I have found numerous definitions for the divergence of a tensor which makes me confused as to trust which one to use.
In Itskov's Tensor Algebra and Tensor Analysis for Engineers, he begins with Gauss's theorem to define
\begin{equation} \text{div} ~\boldsymbol{S} = \lim_{V \to 0} \frac{1}{V} \int_{\partial V} \boldsymbol{S} ~\boldsymbol{n} ~da \end{equation}
which, resorting to some coordinates system, gives \begin{equation} \text{div} ~\boldsymbol{S} = \boldsymbol{S}_{,i} ~\boldsymbol{g}^i = S_{j}^{~~i} |_i ~\boldsymbol{g}^j \end{equation}
I actually like this definition because of its naturalness from beginning with Gauss's theorem. However, it requires choosing a basis. To define a coordinate-free divergence, I have come across multiple definitions:
One from this wiki article defines the divergence as
\begin{equation} (\boldsymbol{\nabla \cdot S}) \boldsymbol{\cdot a} = \boldsymbol{\nabla \cdot} ~(\boldsymbol{S ~a}) \end{equation}
where $\boldsymbol{a}$ is an arbitrary constant vector. This gives
\begin{equation} \boldsymbol{\nabla \cdot S} = S^{i}_{~~j} |_i ~\boldsymbol{g}^j \end{equation}
where the first index is contracted. Yet, another wiki article defines
\begin{equation} (\boldsymbol{\nabla}\cdot\boldsymbol{T})\cdot\mathbf{c} = \boldsymbol{\nabla}\cdot\left(\mathbf{c}\cdot\boldsymbol{T}^\textsf{T}\right) \end{equation}
to give the exact same result as the other wiki article. (Here I presume that Reddy's notation were used, where he uses dot product for denoting any product he can find! One problem with Reddy's notation is that I cannot figure out how he dot products a vector into a dyad, as in $\boldsymbol{e}_k \cdot \boldsymbol{e}_i\otimes\boldsymbol{e}_j$, so please do not advise me using his notation. This being said, I don't know what $\mathbf{c}\cdot\boldsymbol{T}^\textsf{T}$ means; is it $\mathbf{c}~\boldsymbol{T}^\textsf{T}$ where $\boldsymbol{T}^\textsf{T}$ is acting from the left on the vector $\mathbf{c}$? If so, I don't think this holds for a general curvilinear basis. I guess $\mathbf{c}~\boldsymbol{\cdot}\boldsymbol{T}^\textsf{T} = \boldsymbol{c}^\textsf{T}\boldsymbol{T}^\textsf{T}$ is more appropreate, but I don't reckon Reddy means this way.) This article also says that Itskov's result (contracting the second index) is actually true only for symmetric tensors, which Itskov never assumes.

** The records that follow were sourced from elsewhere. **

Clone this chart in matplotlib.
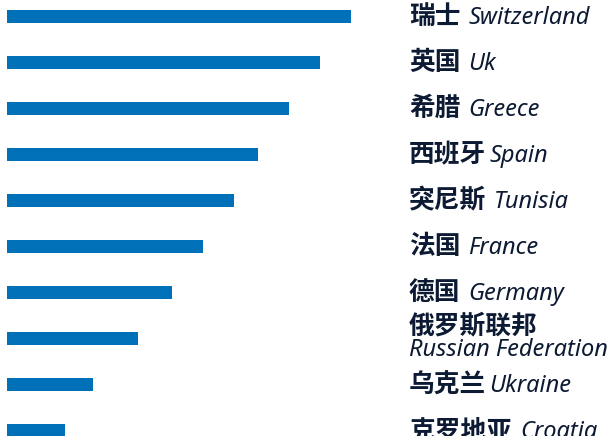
import matplotlib
matplotlib.use("Agg")
import matplotlib.pyplot as plt

# Bar lengths (relative, longest = 100).
countries = [
    "瑞士 Switzerland",
    "英国 Uk",
    "希腊 Greece",
    "西班牙Spain",
    "突尼斯 Tunisia",
    "法国 France",
    "德国 Germany",
    "俄罗斯联邦\nRussian Federation",
    "乌克兰Ukraine",
    "克罗地亚 Croatia",
]
values = [100, 91, 82, 73, 66, 57, 48, 38, 25, 17]

BAR_COLOR = "#0070b9"
TEXT_COLOR = "#0c1a33"
CN_FONT = ["Noto Sans CJK SC", "DejaVu Sans"]
EN_FONT = ["Noto Sans", "DejaVu Sans"]
CN_SIZE = 18.5
EN_SIZE = 17


def split_label(label):
    """Split a label into its Chinese part, English part and separator."""
    if "\n" in label:
        cn, en = label.split("\n")
        return cn, en, "\n"
    for i, ch in enumerate(label):
        if ch.isascii() and ch.isalpha():
            cn = label[:i]
            return cn.strip(), label[i:], " " if cn.endswith(" ") else ""
    return label, "", ""


def plot():
    fig = plt.figure(figsize=(6.08, 4.36), dpi=100)
    fig.patch.set_facecolor("white")
    ax = fig.add_axes([0, 0, 1, 1])

    y = list(range(len(values)))
    ax.barh(y, values, height=0.283, color=BAR_COLOR)

    # pixel-ish layout: bars start 7px from the left, 3.44 px per unit
    ax.set_xlim(-7 / 3.44, (608 - 7) / 3.44)
    ax.set_ylim(9.12, -0.359)
    ax.axis("off")

    label_x = 409 / 608
    trans = matplotlib.transforms.blended_transform_factory(ax.transAxes, ax.transData)

    for yi, label in zip(y, countries):
        cn, en, sep = split_label(label)
        if sep == "\n":
            ax.annotate(
                cn, xy=(label_x, yi), xycoords=trans,
                xytext=(0, 3.6), textcoords="offset points",
                ha="left", va="baseline", fontsize=CN_SIZE, fontweight="bold",
                family=CN_FONT, color=TEXT_COLOR,
            )
            ax.annotate(
                en, xy=(label_x, yi), xycoords=trans,
                xytext=(0, -12.4), textcoords="offset points",
                ha="left", va="baseline", fontsize=EN_SIZE, style="italic",
                family=EN_FONT, color=TEXT_COLOR,
            )
            continue
        cn_text = ax.annotate(
            cn, xy=(label_x, yi), xycoords=trans,
            xytext=(0, -5.6), textcoords="offset points",
            ha="left", va="baseline", fontsize=CN_SIZE, fontweight="bold",
            family=CN_FONT, color=TEXT_COLOR,
        )
        gap = 8 if sep == " " else 3
        ax.annotate(
            en, xy=(1, yi), xycoords=(cn_text, trans),
            xytext=(gap * 0.72, -5.6), textcoords="offset points",
            ha="left", va="baseline", fontsize=EN_SIZE, style="italic",
            family=EN_FONT, color=TEXT_COLOR,
        )

    fig.savefig("out.png", dpi=100)


if __name__ == "__main__":
    plot()
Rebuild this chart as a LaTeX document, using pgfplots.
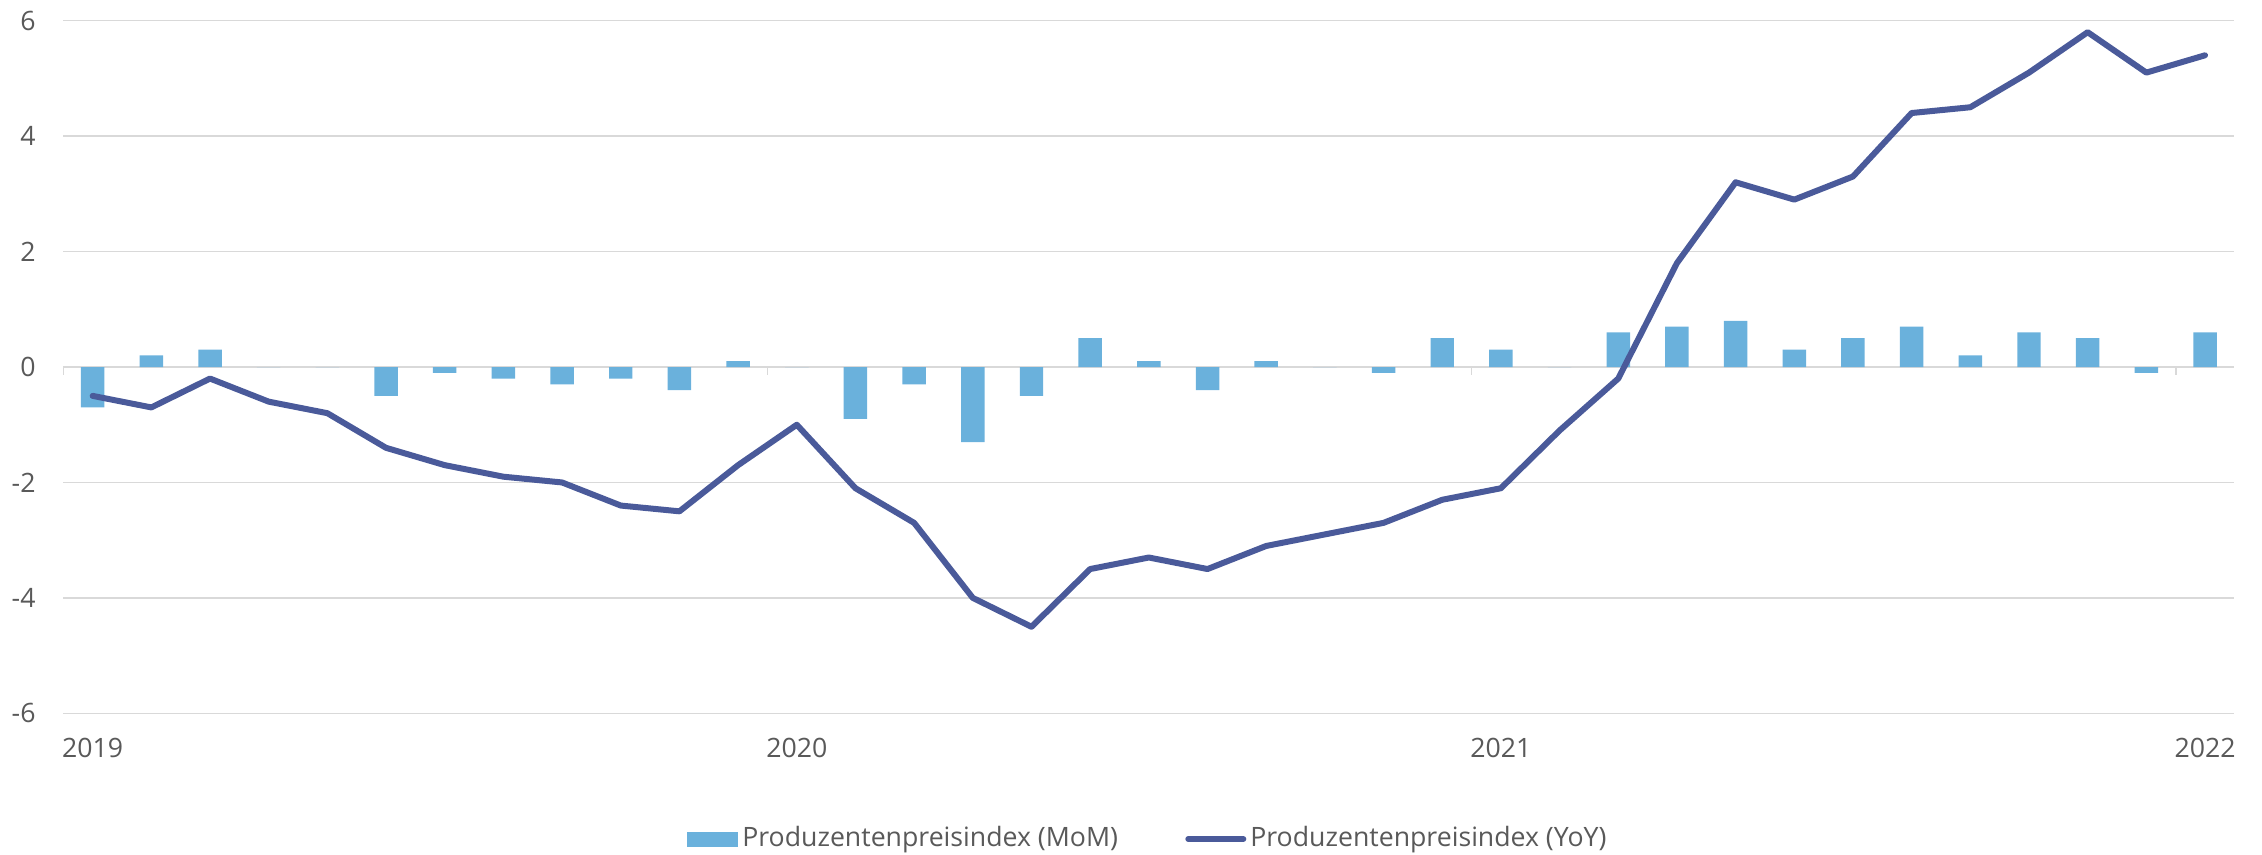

Abeyratne's lecture notes (p. 64) uses this definition
\begin{equation} (\text{div} ~\boldsymbol{T})\cdot\mathbf{c} = \text{div} \left(\boldsymbol{T}^\textsf{T}\mathbf{c}\right) \end{equation}
where he claims that the second index gets contracted. I don't know whether $\text{div}$ and $\boldsymbol{\nabla \cdot}$ are different or the same.
Ogden's "Nonlinear Elastic deformations" puts it in a very nice way: that there are three possible contractions for the gradient of a 2nd rank tensor $\boldsymbol{\nabla}\otimes \boldsymbol{T}$, so defining the divergence is a matter of convention. He contracts the first index. But still, which one should one choose for a throughout consistency in his calculations. What is the definition of divergence?
Kelly's lecture notes were a little helpful, yet because of its different notations from other, I always get caught wondering if I am doing the right way. For example, he finds for the gradient of a tensor field that $\text{grad}~\boldsymbol{v} = (\boldsymbol{\nabla}\otimes\boldsymbol{v})^\textsf{T}$, but Ogden finds it with the transpose, and I believe they have used the same definitions to start with, namely the directional derivative. This will make much mess for me, as to define the divergence of the vector field whether as $\boldsymbol{\nabla\cdot v} = \text{tr} (\boldsymbol{\nabla}\otimes\boldsymbol{v})^\textsf{T}$ or as $\boldsymbol{\nabla\cdot v} = \text{tr} (\boldsymbol{\nabla}\otimes\boldsymbol{v})$.
Please help me organize my mind on the subject, and share with me your experience regarding the same notation conflictions and how you have overcome them.